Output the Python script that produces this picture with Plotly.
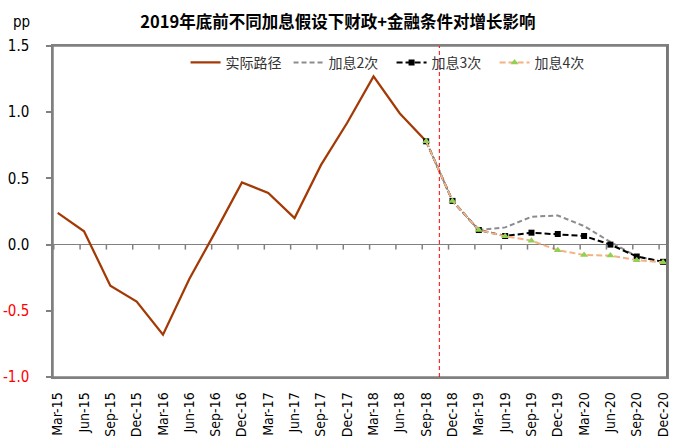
import plotly.graph_objects as go

# ---- data ----
quarters = ["Mar-15", "Jun-15", "Sep-15", "Dec-15", "Mar-16", "Jun-16", "Sep-16", "Dec-16",
            "Mar-17", "Jun-17", "Sep-17", "Dec-17", "Mar-18", "Jun-18", "Sep-18", "Dec-18",
            "Mar-19", "Jun-19", "Sep-19", "Dec-19", "Mar-20", "Jun-20", "Sep-20", "Dec-20"]
actual_path = [0.24, 0.10, -0.31, -0.43, -0.68, -0.26, 0.10, 0.47,
               0.39, 0.20, 0.60, 0.92, 1.27, 0.99, 0.78]
hike_2 = [0.78, 0.33, 0.11, 0.13, 0.21, 0.22, 0.14, 0.02, -0.09, -0.13]
hike_3 = [0.78, 0.33, 0.11, 0.065, 0.09, 0.08, 0.065, 0.0, -0.09, -0.13]
hike_4 = [0.78, 0.33, 0.11, 0.063, 0.03, -0.043, -0.078, -0.083, -0.118, -0.133]
forecast_start = 14          # index of Sep-18, where scenarios begin
divider_pos = 14.5           # position of the red dashed separator (between Sep-18 and Dec-18)
y_ticks = [-1.0, -0.5, 0.0, 0.5, 1.0, 1.5]
series_names = ["实际路径", "加息2次", "加息3次", "加息4次"]
title_text = "2019年底前不同加息假设下财政+金融条件对增长影响"

idx = list(range(len(quarters)))
x_actual = idx[:len(actual_path)]
x_fc = idx[forecast_start:forecast_start + len(hike_2)]

tick_font = "DejaVu Sans Condensed, DejaVu Sans, sans-serif"
cjk_font = "Noto Sans CJK SC, Noto Sans, sans-serif"
axis_gray = "#808080"
x_range = [-0.179, 23.15]
y_range = [y_ticks[0], y_ticks[-1]]

fig = go.Figure()
fig.add_trace(go.Scatter(x=x_actual, y=actual_path, name=series_names[0], mode="lines",
                         line=dict(color="#A33A06", width=2.25)))
fig.add_trace(go.Scatter(x=x_fc, y=hike_2, name=series_names[1], mode="lines",
                         line=dict(color="#8C8C8C", width=2, dash="5px,3px")))
fig.add_trace(go.Scatter(x=x_fc, y=hike_3, name=series_names[2], mode="lines+markers",
                         line=dict(color="#000000", width=2, dash="6px,3px"),
                         marker=dict(symbol="square", size=6, color="#000000")))
fig.add_trace(go.Scatter(x=x_fc, y=hike_4, name=series_names[3], mode="lines+markers",
                         line=dict(color="#F4B183", width=2, dash="6px,3px"),
                         marker=dict(symbol="triangle-up", size=7, color="#92D050")))

def ytext(v):
    s = f"{v:.1f}"
    return f'<span style="color:#FF0000">{s}</span>' if v < 0 else s

fig.update_layout(
    width=682, height=438,
    margin=dict(l=53, r=15, t=46, b=61, autoexpand=False),
    paper_bgcolor="white", plot_bgcolor="white",
    title=dict(text=title_text, x=0.464, xref="paper", xanchor="center",
               y=1 - 22 / 438, yref="container", yanchor="middle",
               font=dict(family=cjk_font, size=16.5, color="#000000", weight="bold")),
    xaxis=dict(range=x_range, tickvals=idx, ticktext=quarters, tickangle=-90,
               ticks="", showline=True, mirror=True, linecolor=axis_gray, linewidth=1.5,
               showgrid=False, zeroline=False,
               ticklabelstandoff=8, automargin=False,
               tickfont=dict(family=tick_font, size=14, color="#000000")),
    yaxis=dict(range=y_range, tickvals=y_ticks, ticktext=[ytext(v) for v in y_ticks],
               ticks="outside", ticklen=5, tickwidth=1.5, tickcolor=axis_gray,
               showline=True, mirror=True, linecolor=axis_gray, linewidth=1.5, showgrid=False,
               zeroline=True, zerolinecolor=axis_gray, zerolinewidth=1,
               ticklabelstandoff=14, automargin=False,
               tickfont=dict(family=tick_font, size=15, color="#000000")),
    legend=dict(orientation="h", x=0.5514, xanchor="center", y=0.949, yanchor="middle",
                bgcolor="rgba(0,0,0,0)", font=dict(family=cjk_font, size=14, color="#333333"),
                itemwidth=30, tracegroupgap=0, entrywidth=58, entrywidthmode="pixels"),
    showlegend=True,
)
# plot frame drawn in axis-domain coordinates
fig.add_shape(type="rect", x0=0, x1=1, y0=0, y1=1, xref="x domain", yref="y domain",
              line=dict(color=axis_gray, width=1.5), fillcolor="rgba(0,0,0,0)", layer="above")
# slightly heavier right edge of the plot frame
fig.add_shape(type="line", x0=1, x1=1, y0=0, y1=1, xref="x domain", yref="y domain",
              line=dict(color="#777777", width=2), layer="above")
# category tick marks hanging below the zero line
for i in idx:
    fig.add_shape(type="line", xref="x", yref="y", ysizemode="pixel", yanchor=0,
                  x0=i - 0.15, x1=i - 0.15, y0=0, y1=-5, line=dict(color=axis_gray, width=1.5))
fig.add_shape(type="line", x0=divider_pos, x1=divider_pos, xref="x", y0=y_range[0], y1=y_range[1],
              yref="y", line=dict(color="#FF0000", width=1, dash="4px,3px"))
fig.add_annotation(text="pp", x=-0.052, y=1.072, xref="paper", yref="paper",
                   showarrow=False, xanchor="center", yanchor="middle",
                   font=dict(family=tick_font, size=15, color="#000000"))

fig.write_html("out.html", config={"displayModeBar": False},
               post_script="document.body.style.margin='0';")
==*==
* _Task statement_
Write out the listing word for word, omitting the pictures it holds.

* _Response to the task_
Output the Python script that produces this picture with Plotly.
import plotly.graph_objects as go

# ---- data ----
quarters = ["Mar-15", "Jun-15", "Sep-15", "Dec-15", "Mar-16", "Jun-16", "Sep-16", "Dec-16",
            "Mar-17", "Jun-17", "Sep-17", "Dec-17", "Mar-18", "Jun-18", "Sep-18", "Dec-18",
            "Mar-19", "Jun-19", "Sep-19", "Dec-19", "Mar-20", "Jun-20", "Sep-20", "Dec-20"]
actual_path = [0.24, 0.10, -0.31, -0.43, -0.68, -0.26, 0.10, 0.47,
               0.39, 0.20, 0.60, 0.92, 1.27, 0.99, 0.78]
hike_2 = [0.78, 0.33, 0.11, 0.13, 0.21, 0.22, 0.14, 0.02, -0.09, -0.13]
hike_3 = [0.78, 0.33, 0.11, 0.065, 0.09, 0.08, 0.065, 0.0, -0.09, -0.13]
hike_4 = [0.78, 0.33, 0.11, 0.063, 0.03, -0.043, -0.078, -0.083, -0.118, -0.133]
forecast_start = 14          # index of Sep-18, where scenarios begin
divider_pos = 14.5           # position of the red dashed separator (between Sep-18 and Dec-18)
y_ticks = [-1.0, -0.5, 0.0, 0.5, 1.0, 1.5]
series_names = ["实际路径", "加息2次", "加息3次", "加息4次"]
title_text = "2019年底前不同加息假设下财政+金融条件对增长影响"

idx = list(range(len(quarters)))
x_actual = idx[:len(actual_path)]
x_fc = idx[forecast_start:forecast_start + len(hike_2)]

tick_font = "DejaVu Sans Condensed, DejaVu Sans, sans-serif"
cjk_font = "Noto Sans CJK SC, Noto Sans, sans-serif"
axis_gray = "#808080"
x_range = [-0.179, 23.15]
y_range = [y_ticks[0], y_ticks[-1]]

fig = go.Figure()
fig.add_trace(go.Scatter(x=x_actual, y=actual_path, name=series_names[0], mode="lines",
                         line=dict(color="#A33A06", width=2.25)))
fig.add_trace(go.Scatter(x=x_fc, y=hike_2, name=series_names[1], mode="lines",
                         line=dict(color="#8C8C8C", width=2, dash="5px,3px")))
fig.add_trace(go.Scatter(x=x_fc, y=hike_3, name=series_names[2], mode="lines+markers",
                         line=dict(color="#000000", width=2, dash="6px,3px"),
                         marker=dict(symbol="square", size=6, color="#000000")))
fig.add_trace(go.Scatter(x=x_fc, y=hike_4, name=series_names[3], mode="lines+markers",
                         line=dict(color="#F4B183", width=2, dash="6px,3px"),
                         marker=dict(symbol="triangle-up", size=7, color="#92D050")))

def ytext(v):
    s = f"{v:.1f}"
    return f'<span style="color:#FF0000">{s}</span>' if v < 0 else s

fig.update_layout(
    width=682, height=438,
    margin=dict(l=53, r=15, t=46, b=61, autoexpand=False),
    paper_bgcolor="white", plot_bgcolor="white",
    title=dict(text=title_text, x=0.464, xref="paper", xanchor="center",
               y=1 - 22 / 438, yref="container", yanchor="middle",
               font=dict(family=cjk_font, size=16.5, color="#000000", weight="bold")),
    xaxis=dict(range=x_range, tickvals=idx, ticktext=quarters, tickangle=-90,
               ticks="", showline=True, mirror=True, linecolor=axis_gray, linewidth=1.5,
               showgrid=False, zeroline=False,
               ticklabelstandoff=8, automargin=False,
               tickfont=dict(family=tick_font, size=14, color="#000000")),
    yaxis=dict(range=y_range, tickvals=y_ticks, ticktext=[ytext(v) for v in y_ticks],
               ticks="outside", ticklen=5, tickwidth=1.5, tickcolor=axis_gray,
               showline=True, mirror=True, linecolor=axis_gray, linewidth=1.5, showgrid=False,
               zeroline=True, zerolinecolor=axis_gray, zerolinewidth=1,
               ticklabelstandoff=14, automargin=False,
               tickfont=dict(family=tick_font, size=15, color="#000000")),
    legend=dict(orientation="h", x=0.5514, xanchor="center", y=0.949, yanchor="middle",
                bgcolor="rgba(0,0,0,0)", font=dict(family=cjk_font, size=14, color="#333333"),
                itemwidth=30, tracegroupgap=0, entrywidth=58, entrywidthmode="pixels"),
    showlegend=True,
)
# plot frame drawn in axis-domain coordinates
fig.add_shape(type="rect", x0=0, x1=1, y0=0, y1=1, xref="x domain", yref="y domain",
              line=dict(color=axis_gray, width=1.5), fillcolor="rgba(0,0,0,0)", layer="above")
# slightly heavier right edge of the plot frame
fig.add_shape(type="line", x0=1, x1=1, y0=0, y1=1, xref="x domain", yref="y domain",
              line=dict(color="#777777", width=2), layer="above")
# category tick marks hanging below the zero line
for i in idx:
    fig.add_shape(type="line", xref="x", yref="y", ysizemode="pixel", yanchor=0,
                  x0=i - 0.15, x1=i - 0.15, y0=0, y1=-5, line=dict(color=axis_gray, width=1.5))
fig.add_shape(type="line", x0=divider_pos, x1=divider_pos, xref="x", y0=y_range[0], y1=y_range[1],
              yref="y", line=dict(color="#FF0000", width=1, dash="4px,3px"))
fig.add_annotation(text="pp", x=-0.052, y=1.072, xref="paper", yref="paper",
                   showarrow=False, xanchor="center", yanchor="middle",
                   font=dict(family=tick_font, size=15, color="#000000"))

fig.write_html("out.html", config={"displayModeBar": False},
               post_script="document.body.style.margin='0';")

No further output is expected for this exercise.